[start of Input records]

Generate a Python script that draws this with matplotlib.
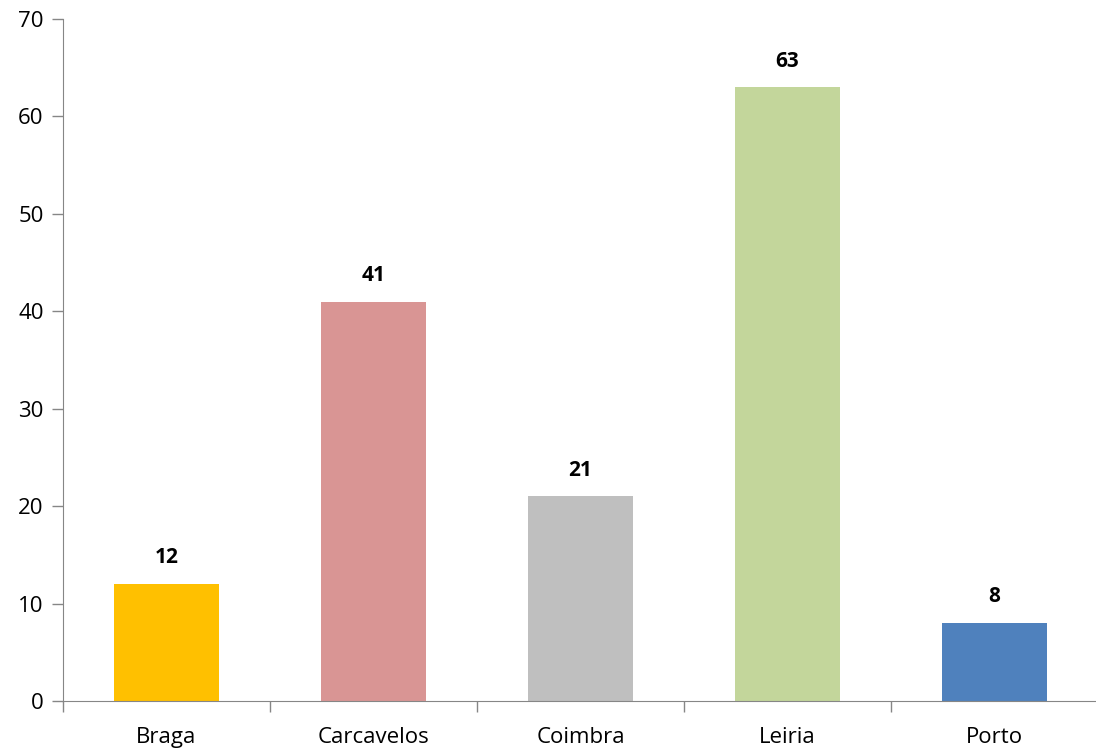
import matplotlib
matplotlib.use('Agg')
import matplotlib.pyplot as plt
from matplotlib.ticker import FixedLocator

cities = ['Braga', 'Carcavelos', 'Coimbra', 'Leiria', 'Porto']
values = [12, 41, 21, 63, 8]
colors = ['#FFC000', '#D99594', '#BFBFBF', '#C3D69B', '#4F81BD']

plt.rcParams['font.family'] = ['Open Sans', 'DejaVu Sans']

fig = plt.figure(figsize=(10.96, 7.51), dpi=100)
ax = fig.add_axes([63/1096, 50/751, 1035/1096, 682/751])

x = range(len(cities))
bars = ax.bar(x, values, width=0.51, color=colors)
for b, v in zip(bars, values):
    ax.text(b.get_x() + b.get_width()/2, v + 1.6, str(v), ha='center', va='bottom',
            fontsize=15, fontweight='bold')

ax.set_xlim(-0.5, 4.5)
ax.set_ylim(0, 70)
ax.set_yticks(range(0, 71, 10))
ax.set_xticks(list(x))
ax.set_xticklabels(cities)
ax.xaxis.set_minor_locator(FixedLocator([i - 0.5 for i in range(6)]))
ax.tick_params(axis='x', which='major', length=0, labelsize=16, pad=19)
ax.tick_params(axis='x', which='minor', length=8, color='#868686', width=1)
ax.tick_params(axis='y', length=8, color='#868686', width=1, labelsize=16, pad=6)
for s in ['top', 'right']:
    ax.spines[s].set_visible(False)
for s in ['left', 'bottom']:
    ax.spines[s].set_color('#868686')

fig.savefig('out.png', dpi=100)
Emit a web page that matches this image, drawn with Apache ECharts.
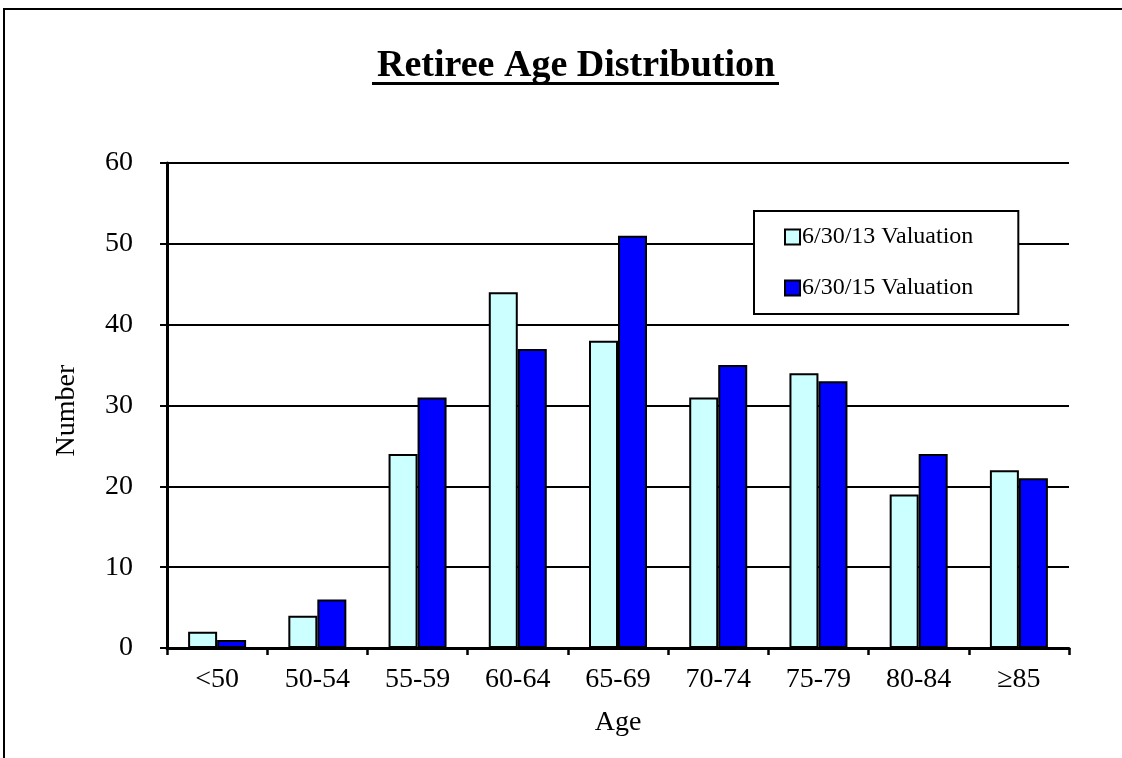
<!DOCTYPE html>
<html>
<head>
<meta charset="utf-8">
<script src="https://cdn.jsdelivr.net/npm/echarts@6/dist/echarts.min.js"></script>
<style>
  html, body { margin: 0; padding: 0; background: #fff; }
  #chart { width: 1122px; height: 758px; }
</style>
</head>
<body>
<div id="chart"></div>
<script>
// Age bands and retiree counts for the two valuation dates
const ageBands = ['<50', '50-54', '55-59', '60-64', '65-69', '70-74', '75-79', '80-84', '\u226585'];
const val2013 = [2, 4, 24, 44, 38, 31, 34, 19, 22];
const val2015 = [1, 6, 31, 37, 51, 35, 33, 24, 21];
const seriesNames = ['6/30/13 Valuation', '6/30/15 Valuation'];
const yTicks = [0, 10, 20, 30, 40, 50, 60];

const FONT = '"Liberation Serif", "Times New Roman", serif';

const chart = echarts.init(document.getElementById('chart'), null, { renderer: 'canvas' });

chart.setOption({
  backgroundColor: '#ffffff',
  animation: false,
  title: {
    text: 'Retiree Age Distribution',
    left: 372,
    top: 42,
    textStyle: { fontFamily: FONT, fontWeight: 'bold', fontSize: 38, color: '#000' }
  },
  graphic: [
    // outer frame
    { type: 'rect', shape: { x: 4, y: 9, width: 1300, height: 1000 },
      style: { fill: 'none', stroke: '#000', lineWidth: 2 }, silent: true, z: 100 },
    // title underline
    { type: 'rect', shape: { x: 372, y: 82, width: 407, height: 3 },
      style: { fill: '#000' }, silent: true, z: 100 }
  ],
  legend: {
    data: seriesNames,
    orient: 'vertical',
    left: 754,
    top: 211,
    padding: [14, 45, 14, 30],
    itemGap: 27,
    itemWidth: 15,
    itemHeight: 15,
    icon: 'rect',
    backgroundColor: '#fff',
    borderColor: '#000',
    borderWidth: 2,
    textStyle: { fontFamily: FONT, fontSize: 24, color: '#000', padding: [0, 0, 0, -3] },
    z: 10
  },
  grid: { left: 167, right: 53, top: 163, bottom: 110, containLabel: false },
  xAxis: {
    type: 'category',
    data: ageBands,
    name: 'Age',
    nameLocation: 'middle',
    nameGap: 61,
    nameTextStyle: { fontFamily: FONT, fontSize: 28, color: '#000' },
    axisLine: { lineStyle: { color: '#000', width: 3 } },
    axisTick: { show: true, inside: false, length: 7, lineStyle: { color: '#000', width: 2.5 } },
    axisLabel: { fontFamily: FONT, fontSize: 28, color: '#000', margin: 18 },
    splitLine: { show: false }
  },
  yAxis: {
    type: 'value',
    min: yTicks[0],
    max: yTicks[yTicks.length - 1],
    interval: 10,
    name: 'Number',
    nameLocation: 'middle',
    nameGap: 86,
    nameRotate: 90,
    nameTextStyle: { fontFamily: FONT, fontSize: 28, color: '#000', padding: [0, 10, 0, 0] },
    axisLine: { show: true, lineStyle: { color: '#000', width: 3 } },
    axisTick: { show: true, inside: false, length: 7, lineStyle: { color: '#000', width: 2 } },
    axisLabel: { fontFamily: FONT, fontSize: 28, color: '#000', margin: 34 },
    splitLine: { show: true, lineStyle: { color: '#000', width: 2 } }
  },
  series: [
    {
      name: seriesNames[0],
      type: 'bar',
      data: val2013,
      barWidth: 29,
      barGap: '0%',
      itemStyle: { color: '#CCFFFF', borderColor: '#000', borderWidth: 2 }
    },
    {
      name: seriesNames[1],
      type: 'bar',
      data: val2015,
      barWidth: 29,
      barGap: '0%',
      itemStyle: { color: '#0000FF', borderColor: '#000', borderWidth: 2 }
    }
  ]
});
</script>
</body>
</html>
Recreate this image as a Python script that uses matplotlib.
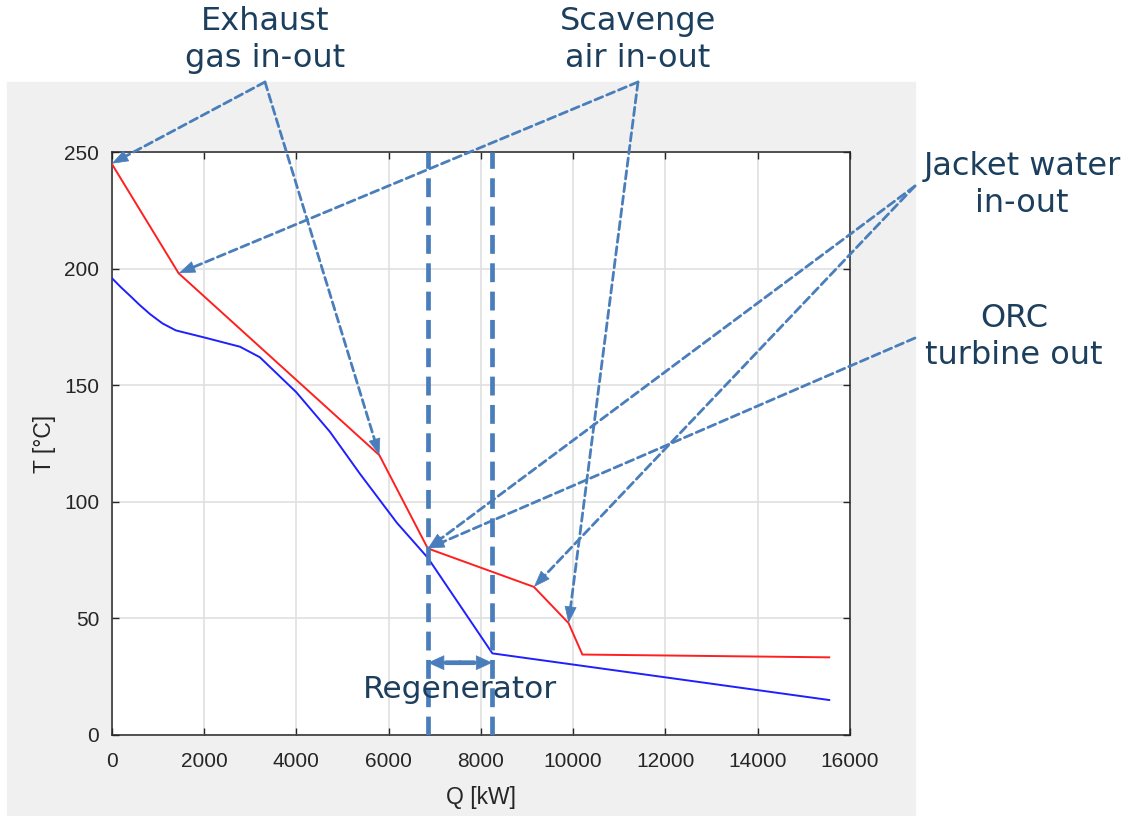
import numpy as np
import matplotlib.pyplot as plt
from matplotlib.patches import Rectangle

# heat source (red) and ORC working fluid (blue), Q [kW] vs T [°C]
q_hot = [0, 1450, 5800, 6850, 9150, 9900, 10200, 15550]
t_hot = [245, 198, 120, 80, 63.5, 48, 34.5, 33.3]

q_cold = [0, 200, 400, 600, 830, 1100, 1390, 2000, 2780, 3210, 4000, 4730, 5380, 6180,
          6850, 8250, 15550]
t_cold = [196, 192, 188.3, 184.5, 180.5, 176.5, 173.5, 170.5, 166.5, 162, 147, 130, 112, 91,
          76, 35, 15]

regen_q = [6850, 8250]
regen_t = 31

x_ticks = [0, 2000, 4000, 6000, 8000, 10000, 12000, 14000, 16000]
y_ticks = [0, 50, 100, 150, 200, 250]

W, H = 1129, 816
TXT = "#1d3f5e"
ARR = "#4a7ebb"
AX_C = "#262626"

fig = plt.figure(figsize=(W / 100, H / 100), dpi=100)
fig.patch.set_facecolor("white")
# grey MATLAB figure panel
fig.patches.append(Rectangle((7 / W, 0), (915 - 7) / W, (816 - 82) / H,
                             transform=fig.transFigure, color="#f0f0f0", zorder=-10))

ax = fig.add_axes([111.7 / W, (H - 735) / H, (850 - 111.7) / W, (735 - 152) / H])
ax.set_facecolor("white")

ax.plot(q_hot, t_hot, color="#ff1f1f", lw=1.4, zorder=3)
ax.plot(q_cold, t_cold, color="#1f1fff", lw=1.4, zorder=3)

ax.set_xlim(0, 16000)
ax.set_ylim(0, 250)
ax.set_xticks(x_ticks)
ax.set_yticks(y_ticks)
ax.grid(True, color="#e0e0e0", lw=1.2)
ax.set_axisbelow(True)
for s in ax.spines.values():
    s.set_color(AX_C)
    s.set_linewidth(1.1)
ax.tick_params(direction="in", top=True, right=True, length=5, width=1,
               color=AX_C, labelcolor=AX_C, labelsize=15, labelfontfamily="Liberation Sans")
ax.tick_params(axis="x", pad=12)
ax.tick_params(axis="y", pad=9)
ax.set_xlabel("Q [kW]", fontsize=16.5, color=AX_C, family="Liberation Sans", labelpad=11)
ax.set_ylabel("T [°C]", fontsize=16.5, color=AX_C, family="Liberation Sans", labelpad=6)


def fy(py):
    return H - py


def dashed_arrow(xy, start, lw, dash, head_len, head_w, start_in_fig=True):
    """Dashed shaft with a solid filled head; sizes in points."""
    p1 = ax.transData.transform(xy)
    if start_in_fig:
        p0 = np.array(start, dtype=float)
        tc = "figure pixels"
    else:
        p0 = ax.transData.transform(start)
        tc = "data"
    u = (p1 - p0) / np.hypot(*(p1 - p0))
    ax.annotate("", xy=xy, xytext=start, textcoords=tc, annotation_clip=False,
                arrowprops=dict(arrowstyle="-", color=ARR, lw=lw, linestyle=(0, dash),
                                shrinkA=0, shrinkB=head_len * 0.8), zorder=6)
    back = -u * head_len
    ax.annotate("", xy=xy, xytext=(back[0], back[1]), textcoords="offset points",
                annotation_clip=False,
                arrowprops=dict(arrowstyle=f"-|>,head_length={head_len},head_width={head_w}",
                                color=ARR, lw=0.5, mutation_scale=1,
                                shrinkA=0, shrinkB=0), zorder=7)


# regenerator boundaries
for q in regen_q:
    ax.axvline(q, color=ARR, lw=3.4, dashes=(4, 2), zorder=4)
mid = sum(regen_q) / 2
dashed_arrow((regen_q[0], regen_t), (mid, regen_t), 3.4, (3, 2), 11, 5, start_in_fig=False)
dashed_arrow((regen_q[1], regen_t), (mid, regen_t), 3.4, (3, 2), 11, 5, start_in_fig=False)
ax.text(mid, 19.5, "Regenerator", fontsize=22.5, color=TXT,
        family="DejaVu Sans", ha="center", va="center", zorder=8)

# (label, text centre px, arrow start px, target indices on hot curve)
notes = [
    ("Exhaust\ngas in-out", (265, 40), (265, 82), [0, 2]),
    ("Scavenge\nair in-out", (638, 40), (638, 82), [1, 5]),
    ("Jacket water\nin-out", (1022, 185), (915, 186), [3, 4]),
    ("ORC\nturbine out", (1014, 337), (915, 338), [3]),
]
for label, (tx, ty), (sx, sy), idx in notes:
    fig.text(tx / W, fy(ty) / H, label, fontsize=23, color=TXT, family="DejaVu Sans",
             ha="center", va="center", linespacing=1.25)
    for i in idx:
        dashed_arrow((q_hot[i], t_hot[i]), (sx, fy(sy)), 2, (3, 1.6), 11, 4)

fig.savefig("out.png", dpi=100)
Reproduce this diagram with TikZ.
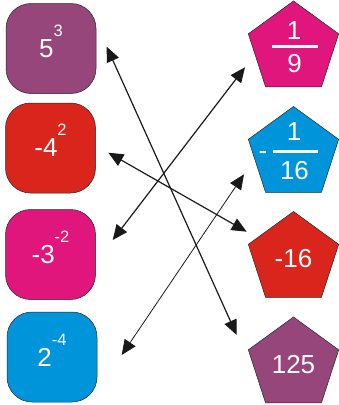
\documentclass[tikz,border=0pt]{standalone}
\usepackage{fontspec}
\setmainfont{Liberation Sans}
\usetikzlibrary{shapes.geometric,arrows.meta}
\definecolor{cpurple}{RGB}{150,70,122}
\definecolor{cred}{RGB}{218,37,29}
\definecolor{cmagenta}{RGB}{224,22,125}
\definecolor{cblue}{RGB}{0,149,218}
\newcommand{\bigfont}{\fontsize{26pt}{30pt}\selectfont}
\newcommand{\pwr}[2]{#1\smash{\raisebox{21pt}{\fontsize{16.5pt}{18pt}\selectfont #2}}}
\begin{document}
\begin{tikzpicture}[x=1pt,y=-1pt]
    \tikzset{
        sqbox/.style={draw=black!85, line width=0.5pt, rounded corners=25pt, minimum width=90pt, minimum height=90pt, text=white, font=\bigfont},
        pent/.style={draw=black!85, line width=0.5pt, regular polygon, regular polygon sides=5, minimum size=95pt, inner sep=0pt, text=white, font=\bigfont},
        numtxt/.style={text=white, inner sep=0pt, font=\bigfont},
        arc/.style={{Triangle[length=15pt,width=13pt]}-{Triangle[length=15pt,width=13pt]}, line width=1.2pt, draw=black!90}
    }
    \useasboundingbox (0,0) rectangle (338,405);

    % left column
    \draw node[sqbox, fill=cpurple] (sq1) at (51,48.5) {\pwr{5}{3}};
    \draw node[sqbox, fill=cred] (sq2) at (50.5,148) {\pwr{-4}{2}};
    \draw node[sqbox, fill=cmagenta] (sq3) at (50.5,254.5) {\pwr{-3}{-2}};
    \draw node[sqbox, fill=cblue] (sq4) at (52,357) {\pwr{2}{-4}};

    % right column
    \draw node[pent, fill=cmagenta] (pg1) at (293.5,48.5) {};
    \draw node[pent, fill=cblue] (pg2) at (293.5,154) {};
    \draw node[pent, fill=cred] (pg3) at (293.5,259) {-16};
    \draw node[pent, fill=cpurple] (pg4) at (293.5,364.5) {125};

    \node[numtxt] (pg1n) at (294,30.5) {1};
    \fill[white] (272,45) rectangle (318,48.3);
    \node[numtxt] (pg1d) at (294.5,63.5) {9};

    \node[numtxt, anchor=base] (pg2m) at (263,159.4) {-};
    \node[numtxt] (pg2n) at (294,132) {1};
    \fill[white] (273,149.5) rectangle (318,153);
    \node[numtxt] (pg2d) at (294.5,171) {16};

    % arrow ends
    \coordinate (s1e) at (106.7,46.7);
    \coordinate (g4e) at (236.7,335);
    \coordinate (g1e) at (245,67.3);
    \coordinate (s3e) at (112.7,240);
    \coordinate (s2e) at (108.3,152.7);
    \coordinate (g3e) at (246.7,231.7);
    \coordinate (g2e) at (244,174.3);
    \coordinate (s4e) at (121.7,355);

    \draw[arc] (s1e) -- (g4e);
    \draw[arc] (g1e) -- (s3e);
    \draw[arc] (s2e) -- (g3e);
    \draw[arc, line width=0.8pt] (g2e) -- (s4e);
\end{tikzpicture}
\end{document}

[end of Input records]

**Required work:** Please take the lines from the beginning of the data above through the line holding "from matplotlib.ticker import FixedLocator" and transcribe them exactly, without any pictures.

**Reply:**
Generate a Python script that draws this with matplotlib.
import matplotlib
matplotlib.use('Agg')
import matplotlib.pyplot as plt
from matplotlib.ticker import FixedLocator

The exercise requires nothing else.